_Given request:_
Using the data below, gather each line that includes the word "Python".

_Raw data:_
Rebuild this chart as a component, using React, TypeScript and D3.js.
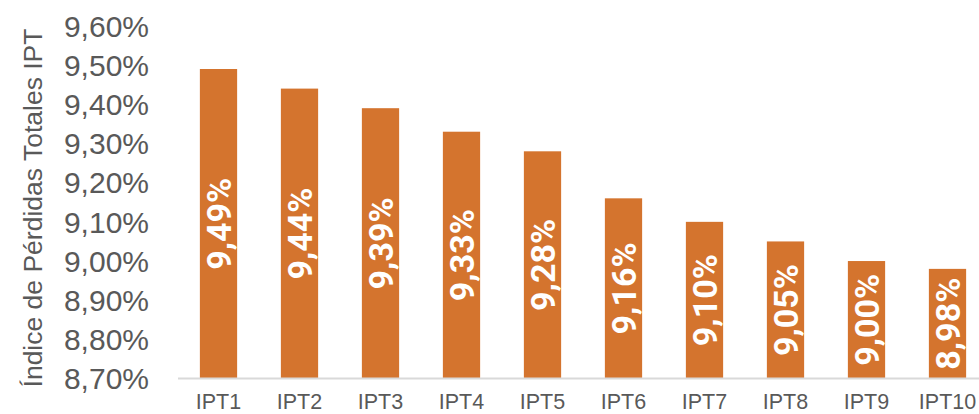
import { useRef, useEffect } from "react";
import * as d3 from "d3";

const categories = ["IPT1", "IPT2", "IPT3", "IPT4", "IPT5", "IPT6", "IPT7", "IPT8", "IPT9", "IPT10"];
const values = [9.49, 9.44, 9.39, 9.33, 9.28, 9.16, 9.1, 9.05, 9.0, 8.98];
const yTicks = [8.7, 8.8, 8.9, 9.0, 9.1, 9.2, 9.3, 9.4, 9.5, 9.6];
const yTitle = "Índice de Pérdidas Totales IPT";

const fmt = (v: number) => v.toFixed(2).replace(".", ",") + "%";

export default function App() {
  const svgRef = useRef<SVGSVGElement | null>(null);

  useEffect(() => {
    if (!svgRef.current) return;
    const svg = d3.select(svgRef.current);
    svg.selectAll("*").remove();

    const width = 979;
    const height = 414;
    const textColor = "#595959";
    const barColor = "#D4742E";

    const x = d3.scaleBand<string>().domain(categories).range([178, 988]).paddingInner(0.54).paddingOuter(0.27);
    const y = d3.scaleLinear().domain([8.7, 9.6]).range([378.6, 25.9]);

    const data = categories.map((c, i) => ({ cat: c, value: values[i] }));

    // bars
    svg
      .append("g")
      .selectAll("rect")
      .data(data)
      .join("rect")
      .attr("x", (d) => x(d.cat)!)
      .attr("y", (d) => y(d.value))
      .attr("width", x.bandwidth())
      .attr("height", (d) => y(8.7) - y(d.value))
      .attr("fill", barColor);

    // axis line
    svg
      .append("line")
      .attr("x1", 178)
      .attr("x2", width)
      .attr("y1", y(8.7))
      .attr("y2", y(8.7))
      .attr("stroke", "#D9D9D9")
      .attr("stroke-width", 2);

    // y tick labels
    svg
      .append("g")
      .selectAll("text")
      .data(yTicks)
      .join("text")
      .attr("x", 149)
      .attr("y", (d) => y(d))
      .attr("dy", "0.36em")
      .attr("text-anchor", "end")
      .attr("font-family", "Liberation Sans, Arial, sans-serif")
      .attr("font-size", 30)
      .attr("fill", textColor)
      .text((d) => fmt(d));

    // category labels
    svg
      .append("g")
      .selectAll("text")
      .data(categories)
      .join("text")
      .attr("x", (d) => x(d)! + x.bandwidth() / 2)
      .attr("y", 409)
      .attr("text-anchor", "middle")
      .attr("font-family", "Liberation Sans, Arial, sans-serif")
      .attr("font-size", 21.5)
      .attr("fill", textColor)
      .text((d) => d);

    // value labels, rotated inside bars
    svg
      .append("g")
      .selectAll("text")
      .data(data)
      .join("text")
      .attr("transform", (d) => {
        const cx = x(d.cat)! + x.bandwidth() / 2;
        const cy = (y(d.value) + y(8.7)) / 2;
        return `translate(${cx},${cy}) rotate(-90)`;
      })
      .attr("text-anchor", "middle")
      .attr("dy", "0.36em")
      .attr("font-family", "Roboto, sans-serif")
      .attr("font-weight", "bold")
      .attr("font-size", 34)
      .attr("fill", "#FFFFFF")
      .text((d) => fmt(d.value));

    // y axis title
    svg
      .append("text")
      .attr("transform", "translate(42,208) rotate(-90)")
      .attr("text-anchor", "middle")
      .attr("font-family", "Liberation Sans, Arial, sans-serif")
      .attr("font-size", 26.5)
      .attr("fill", textColor)
      .text(yTitle);

    svg.attr("width", width).attr("height", height);
  }, []);

  return (
    <svg
      ref={svgRef}
      width={979}
      height={414}
      style={{ position: "fixed", left: 0, top: 0, background: "#fff", display: "block" }}
    ></svg>
  );
}
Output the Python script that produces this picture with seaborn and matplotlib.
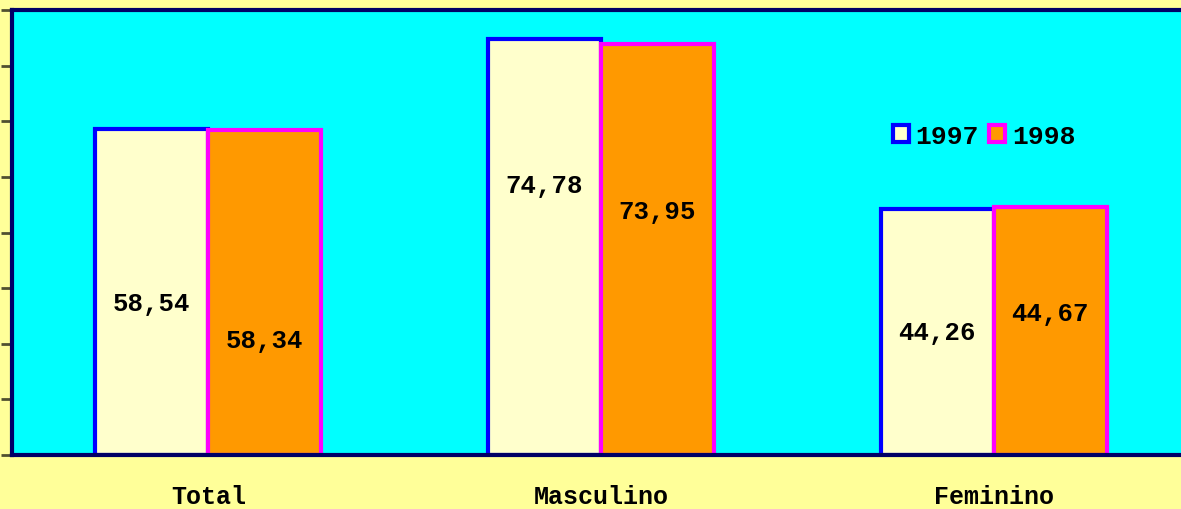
import pandas as pd
import seaborn as sns
import matplotlib.pyplot as plt

# dados do grafico
categorias = ['Total', 'Masculino', 'Feminino']
anos = ['1997', '1998']
valores_1997 = [58.54, 74.78, 44.26]
valores_1998 = [58.34, 73.95, 44.67]

# altura dos rotulos (como no original, movidos a mao)
rotulo_y_1997 = [27.4, 48.6, 22.1]
rotulo_y_1998 = [20.6, 43.8, 25.6]

df = pd.DataFrame({
    'categoria': categorias * 2,
    'ano': [anos[0]] * 3 + [anos[1]] * 3,
    'valor': valores_1997 + valores_1998,
})

sns.set_style('white')
plt.rcParams['font.family'] = ['Liberation Mono', 'DejaVu Sans Mono']
plt.rcParams['font.weight'] = 'bold'
plt.rcParams['text.color'] = 'black'

fig = plt.figure(figsize=(11.81, 5.10), dpi=100, facecolor='#FFFF99')
ax = fig.add_axes([12 / 1181, 1 - 456 / 510, 1178 / 1181, 445 / 510])
ax.set_facecolor('#00FFFF')

sns.barplot(data=df, x='categoria', y='valor', hue='ano', order=categorias,
            palette=['#FFFFCC', '#FF9900'], width=0.575, saturation=1,
            linewidth=3, legend=False, ax=ax)

bordas = ['#0000FF', '#FF00FF']
for cont, cor in zip(ax.containers, bordas):
    for p in cont:
        p.set_edgecolor(cor)
        p.set_linewidth(3)

def fmt(v):
    return f'{v:.2f}'.replace('.', ',')

for cont, vals, ys in zip(ax.containers, [valores_1997, valores_1998],
                          [rotulo_y_1997, rotulo_y_1998]):
    for p, v, y in zip(cont, vals, ys):
        ax.text(p.get_x() + p.get_width() / 2, y, fmt(v), ha='center',
                va='center', fontsize=18.5, fontweight='bold', color='black')

ax.set_ylim(0, 80)
ax.set_xlim(-0.5, 2.5)
ax.set_yticks(range(0, 81, 10))
ax.set_yticklabels([])
ax.set_xticks([0, 1, 2])
ax.set_xticklabels(categorias, fontsize=18, fontweight='bold', color='black')
ax.set_xticks([-0.5, 0.5, 1.5, 2.5], minor=True)
ax.tick_params(axis='x', which='major', length=0, pad=21)
ax.tick_params(axis='x', which='minor', length=8, width=2, color='#505030',
               direction='out')
ax.tick_params(axis='y', length=8, width=2, color='#505030', direction='out',
               left=True)
ax.set_xlabel('')
ax.set_ylabel('')

for lado in ['left', 'top', 'bottom']:
    ax.spines[lado].set_color('#000066')
    ax.spines[lado].set_linewidth(3)
ax.spines['right'].set_visible(False)

leg = ax.legend(ax.containers, anos, loc='center left',
                bbox_to_anchor=(0.756, 1 - 137 / 510),
                bbox_transform=fig.transFigure,
                ncol=2, frameon=False, borderpad=0, borderaxespad=0,
                handlelength=0.6, handleheight=0.6, handletextpad=0.25,
                columnspacing=0.4, prop={'size': 19, 'weight': 'bold'})
for h in leg.legend_handles:
    h.set_linewidth(3)
for t in leg.get_texts():
    t.set_color('black')

plt.savefig('out.png', dpi=100, facecolor=fig.get_facecolor())
plt.close()
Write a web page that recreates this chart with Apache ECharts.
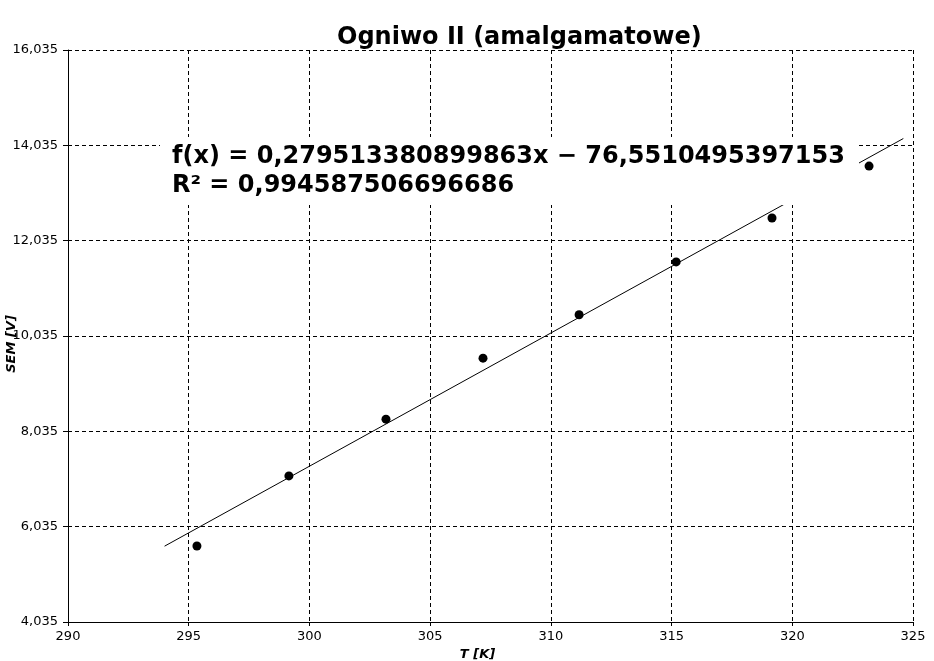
<!DOCTYPE html>
<html><head><meta charset="utf-8">
<script src="https://cdn.jsdelivr.net/npm/echarts@6/dist/echarts.min.js"></script>
<style>html,body{margin:0;padding:0;background:#fff}#c{width:934px;height:661px}</style>
</head><body><div id="c"></div>
<script>
const temps = [295.34, 299.15, 303.17, 307.19, 311.17, 315.19, 319.16, 323.18];
const sem = [5.63, 7.10, 8.29, 9.57, 10.48, 11.59, 12.51, 13.60];
const trendX = [294.0, 324.6];
const trendY = [5.626, 14.178];
const xTicks = [290, 295, 300, 305, 310, 315, 320, 325];
const yTicks = [4.035, 6.035, 8.035, 10.035, 12.035, 14.035, 16.035];
const titleText = 'Ogniwo II (amalgamatowe)';
const xName = 'T [K]';
const yName = 'SEM [V]';
const eqLines = ['f(x) = 0,279513380899863x \u2212 76,5510495397153', 'R\u00b2 = 0,994587506696686'];

const font = 'DejaVu Sans';
const chart = echarts.init(document.getElementById('c'), null, {renderer: 'canvas'});
const fmt = v => String(v).replace('.', ',');
chart.setOption({
  animation: false,
  backgroundColor: '#fff',
  grid: {left: 68, right: 21, top: 50, bottom: 39, containLabel: false, outerBoundsMode: 'none'},
  xAxis: {
    type: 'value', min: xTicks[0], max: xTicks[xTicks.length - 1], interval: 5,
    name: xName, nameLocation: 'middle', nameGap: 22,
    nameTextStyle: {fontFamily: font, fontSize: 13, fontWeight: 'bold', fontStyle: 'italic', color: '#000', padding: [0, 26, 0, 0]},
    axisLine: {onZero: false, lineStyle: {color: '#000', width: 1}},
    axisTick: {show: true, inside: false, length: 4, lineStyle: {color: '#000'}, customValues: xTicks},
    axisLabel: {fontFamily: font, fontSize: 13, color: '#000', margin: 8, customValues: xTicks},
    splitLine: {show: true, lineStyle: {color: '#000', type: [4, 3], width: 1}}
  },
  yAxis: {
    type: 'value', min: yTicks[0], max: yTicks[yTicks.length - 1],
    axisLine: {show: true, onZero: false, lineStyle: {color: '#000', width: 1}},
    axisTick: {show: true, inside: false, length: 5, lineStyle: {color: '#000'}, customValues: yTicks},
    axisLabel: {fontFamily: font, fontSize: 13, color: '#000', margin: 10, customValues: yTicks, formatter: v => fmt(v.toFixed(3))},
    splitLine: {show: true, lineStyle: {color: '#000', type: [4, 3], width: 1}}
  },
  series: [
    {type: 'line', data: trendX.map((x, i) => [x, trendY[i]]), symbol: 'none', lineStyle: {color: '#000', width: 1}, z: 2, silent: true},
    {type: 'scatter', data: temps.map((t, i) => [t, sem[i]]), symbol: 'circle', symbolSize: 9, itemStyle: {color: '#000', opacity: 1}, z: 3}
  ],
  graphic: [
    {type: 'text', left: 337, top: 26, z: 10, style: {text: titleText, font: 'bold 24px "DejaVu Sans"', fill: '#000'}},
    {type: 'text', x: 12, y: 344, rotation: Math.PI / 2, z: 10, style: {text: yName, font: 'italic bold 13px "DejaVu Sans"', fill: '#000', align: 'center', verticalAlign: 'middle'}},
    {type: 'rect', left: 160, top: 137, z: 10, shape: {width: 699, height: 68}, style: {fill: '#fff'}},
    {type: 'text', left: 172, top: 142, z: 11, style: {text: eqLines.join('\n'), font: 'bold 24px "DejaVu Sans"', lineHeight: 29, fill: '#000'}}
  ]
});
</script></body></html>
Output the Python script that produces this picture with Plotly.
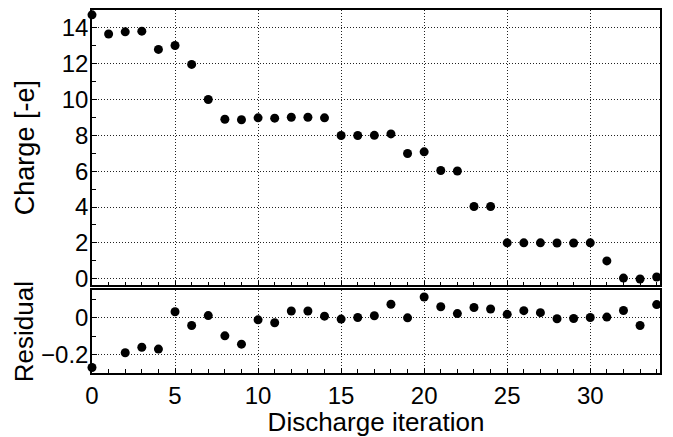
import plotly.graph_objects as go

# ---- data ----
iteration = list(range(35))
charge = [14.73, 13.66, 13.78, 13.82, 12.80, 13.02, 11.96, 10.00, 8.90, 8.87,
          8.98, 8.96, 9.01, 9.01, 8.98, 7.99, 7.99, 8.00, 8.08, 6.99,
          7.08, 6.04, 6.01, 4.03, 4.03, 2.00, 2.00, 2.00, 1.99, 1.99,
          2.00, 0.99, 0.03, -0.02, 0.09]
residual = [-0.270, None, -0.190, -0.160, -0.170, 0.033, -0.042, 0.012, -0.098, -0.143,
            -0.011, -0.027, 0.037, 0.037, 0.009, -0.007, 0.002, 0.011, 0.074, 0.000,
            0.113, 0.060, 0.023, 0.056, 0.048, 0.019, 0.039, 0.028, -0.005, -0.004,
            0.002, 0.004, 0.040, -0.042, 0.072]
x_tickvals = [0, 5, 10, 15, 20, 25, 30]
charge_tickvals = [0, 2, 4, 6, 8, 10, 12, 14]
residual_tickvals = [-0.2, 0]

FONT = "Liberation Sans, Arial, sans-serif"
marker = dict(color="black", size=9)

fig = go.Figure()
fig.add_trace(go.Scatter(x=iteration, y=charge, mode="markers", marker=marker,
                         xaxis="x2", yaxis="y", cliponaxis=False, showlegend=False))
fig.add_trace(go.Scatter(x=iteration, y=residual, mode="markers", marker=marker,
                         xaxis="x", yaxis="y2", cliponaxis=False, showlegend=False))

axis_common = dict(showline=True, linecolor="black", linewidth=1.5, mirror=True,
                   showgrid=True, gridcolor="#222", gridwidth=1, griddash="1px,2px",
                   zeroline=False, ticks="inside", ticklen=5, tickcolor="black",
                   tickfont=dict(size=24, color="black", family=FONT))

fig.update_layout(
    width=673, height=437,
    margin=dict(l=92, r=13, t=8, b=58),
    paper_bgcolor="white", plot_bgcolor="white",
    font=dict(family=FONT, color="black"),
    xaxis=dict(axis_common, domain=[0, 1], range=[0, 34.2], anchor="y2",
               tickvals=x_tickvals,
               minor=dict(ticks="inside", dtick=1, tick0=0, ticklen=4, tickcolor="black", showgrid=False),
               title=dict(text="Discharge iteration", font=dict(size=26, family=FONT), standoff=2)),
    xaxis2=dict(axis_common, domain=[0, 1], range=[0, 34.2], anchor="y", matches="x",
                tickvals=x_tickvals, showticklabels=False,
                minor=dict(ticks="inside", dtick=1, tick0=0, ticklen=4, tickcolor="black", showgrid=False)),
    yaxis=dict(axis_common, domain=[0.2417, 1], range=[-0.37, 15.0], anchor="x2",
               tickvals=charge_tickvals, ticklabelstandoff=-3,
               minor=dict(ticks="inside", dtick=1, tick0=0, ticklen=4, tickcolor="black", showgrid=False),
               title=dict(text="Charge [-e]", font=dict(size=27, family=FONT), standoff=19)),
    yaxis2=dict(axis_common, domain=[0, 0.228], range=[-0.3, 0.15], anchor="x",
                tickvals=residual_tickvals, ticklabelstandoff=-3,
                minor=dict(ticks="inside", dtick=0.1, tick0=0, ticklen=4, tickcolor="black", showgrid=False),
                title=dict(text="Residual", font=dict(size=26, family=FONT), standoff=0)),
)

fig.write_html("out.html", config={"displayModeBar": False},
               post_script="document.body.style.margin='0';")
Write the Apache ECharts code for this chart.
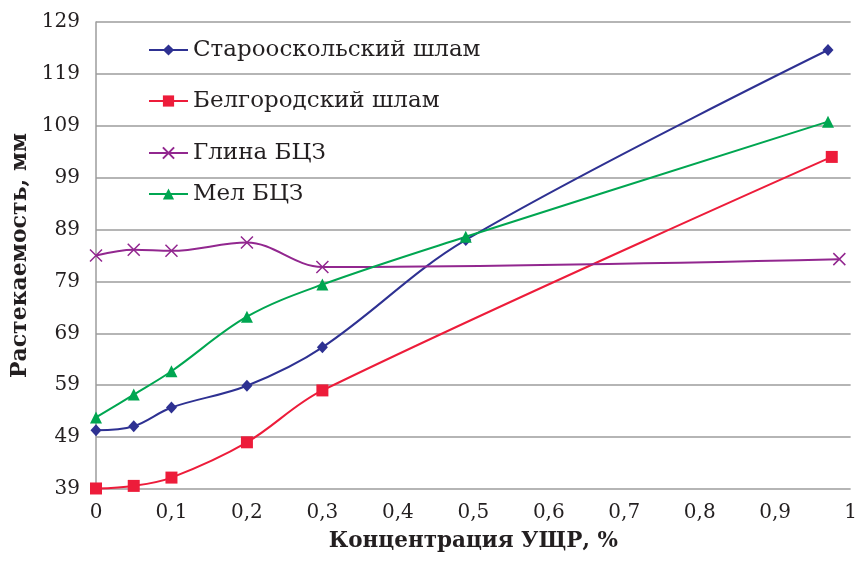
<!DOCTYPE html>
<html>
<head>
<meta charset="utf-8">
<script src="https://cdn.jsdelivr.net/npm/echarts@6/dist/echarts.min.js"></script>
<style>
html,body{margin:0;padding:0;background:#fff;}
#chart{width:860px;height:564px;}
</style>
</head>
<body>
<div id="chart"></div>
<script>
// ---- data ----
const seriesNames = ['Старооскольский шлам', 'Белгородский шлам', 'Глина БЦЗ', 'Мел БЦЗ'];
const xStar = [0, 0.05, 0.1, 0.2, 0.3, 0.49, 0.97];
const yStar = [50.3, 51.1, 54.7, 58.9, 66.3, 87.0, 123.6];
const xBelg = [0, 0.05, 0.1, 0.2, 0.3, 0.975];
const yBelg = [39.1, 39.6, 41.2, 48.0, 58.0, 103.0];
const xGlina = [0, 0.05, 0.1, 0.2, 0.3, 0.985];
const yGlina = [84.0, 85.1, 84.9, 86.5, 81.8, 83.3];
const xMel = [0, 0.05, 0.1, 0.2, 0.3, 0.49, 0.97];
const yMel = [52.8, 57.2, 61.7, 72.2, 78.4, 87.6, 109.8];
const yTicks = [39, 49, 59, 69, 79, 89, 99, 109, 119, 129];
const xTicks = [0, 0.1, 0.2, 0.3, 0.4, 0.5, 0.6, 0.7, 0.8, 0.9, 1];

const colors = ['#2e3192', '#ed1c3a', '#92278f', '#00a651'];
const FONT = 'DejaVu Serif';
const textColor = '#231f20';
const gridColor = '#9d9d9d';

function pairs(xs, ys) { return xs.map((x, i) => [x, ys[i]]); }

const crossPath = 'path://M0,0L10,10M10,0L0,10';

const chart = echarts.init(document.getElementById('chart'), null, {renderer: 'canvas'});

const legendCenters = [48, 99, 151, 192];
const legends = seriesNames.map((n, i) => ({
  data: [n],
  left: 143,
  top: legendCenters[i] - 16,
  orient: 'vertical',
  itemWidth: 39,
  itemHeight: 14,
  selectedMode: false,
  textStyle: {fontFamily: FONT, fontSize: 23, color: textColor, lineHeight: 26}
}));

const option = {
  animation: false,
  backgroundColor: '#fff',
  color: colors,
  legend: legends,
  grid: {left: 96, right: 6, top: 22, bottom: 75, containLabel: false},
  xAxis: {
    type: 'value',
    min: xTicks[0],
    max: xTicks[xTicks.length - 1],
    interval: 0.1,
    name: 'Концентрация УЩР, %',
    nameLocation: 'middle',
    nameGap: 41,
    nameTextStyle: {fontFamily: FONT, fontSize: 21.5, fontWeight: 'bold', color: textColor},
    axisLine: {show: false},
    axisTick: {show: false},
    splitLine: {show: false},
    axisLabel: {
      fontFamily: FONT, fontSize: 20, color: textColor, margin: 14,
      formatter: v => String(Math.round(v * 10) / 10).replace('.', ',')
    }
  },
  yAxis: {
    type: 'value',
    min: yTicks[0],
    max: yTicks[yTicks.length - 1],
    interval: 10,
    name: 'Растекаемость, мм',
    nameLocation: 'middle',
    nameGap: 62,
    nameTextStyle: {fontFamily: FONT, fontSize: 22, fontWeight: 'bold', color: textColor},
    axisLine: {show: true, lineStyle: {color: gridColor, width: 1.5}},
    axisTick: {show: false},
    splitLine: {show: true, lineStyle: {color: gridColor, width: 1.5}},
    axisLabel: {fontFamily: FONT, fontSize: 20, color: textColor, margin: 16}
  },
  series: [
    {
      name: seriesNames[0], type: 'line', smooth: 0.35,
      data: pairs(xStar, yStar),
      symbol: 'diamond', symbolSize: [11, 12],
      lineStyle: {color: colors[0], width: 2},
      itemStyle: {color: colors[0]}
    },
    {
      name: seriesNames[1], type: 'line', smooth: 0.35,
      data: pairs(xBelg, yBelg),
      symbol: 'rect', symbolSize: 12,
      lineStyle: {color: colors[1], width: 2},
      itemStyle: {color: colors[1]}
    },
    {
      name: seriesNames[2], type: 'line', smooth: 0.35,
      data: pairs(xGlina, yGlina),
      symbol: crossPath, symbolSize: 12,
      lineStyle: {color: colors[2], width: 2},
      itemStyle: {color: 'none', borderColor: colors[2], borderWidth: 1.5}
    },
    {
      name: seriesNames[3], type: 'line', smooth: 0.35,
      data: pairs(xMel, yMel),
      symbol: 'triangle', symbolSize: 12,
      lineStyle: {color: colors[3], width: 2},
      itemStyle: {color: colors[3]}
    }
  ]
};
chart.setOption(option);
</script>
</body>
</html>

_Exercise result:_
Output the Python script that produces this picture with seaborn and matplotlib.
Output the Python script that produces this picture with Plotly.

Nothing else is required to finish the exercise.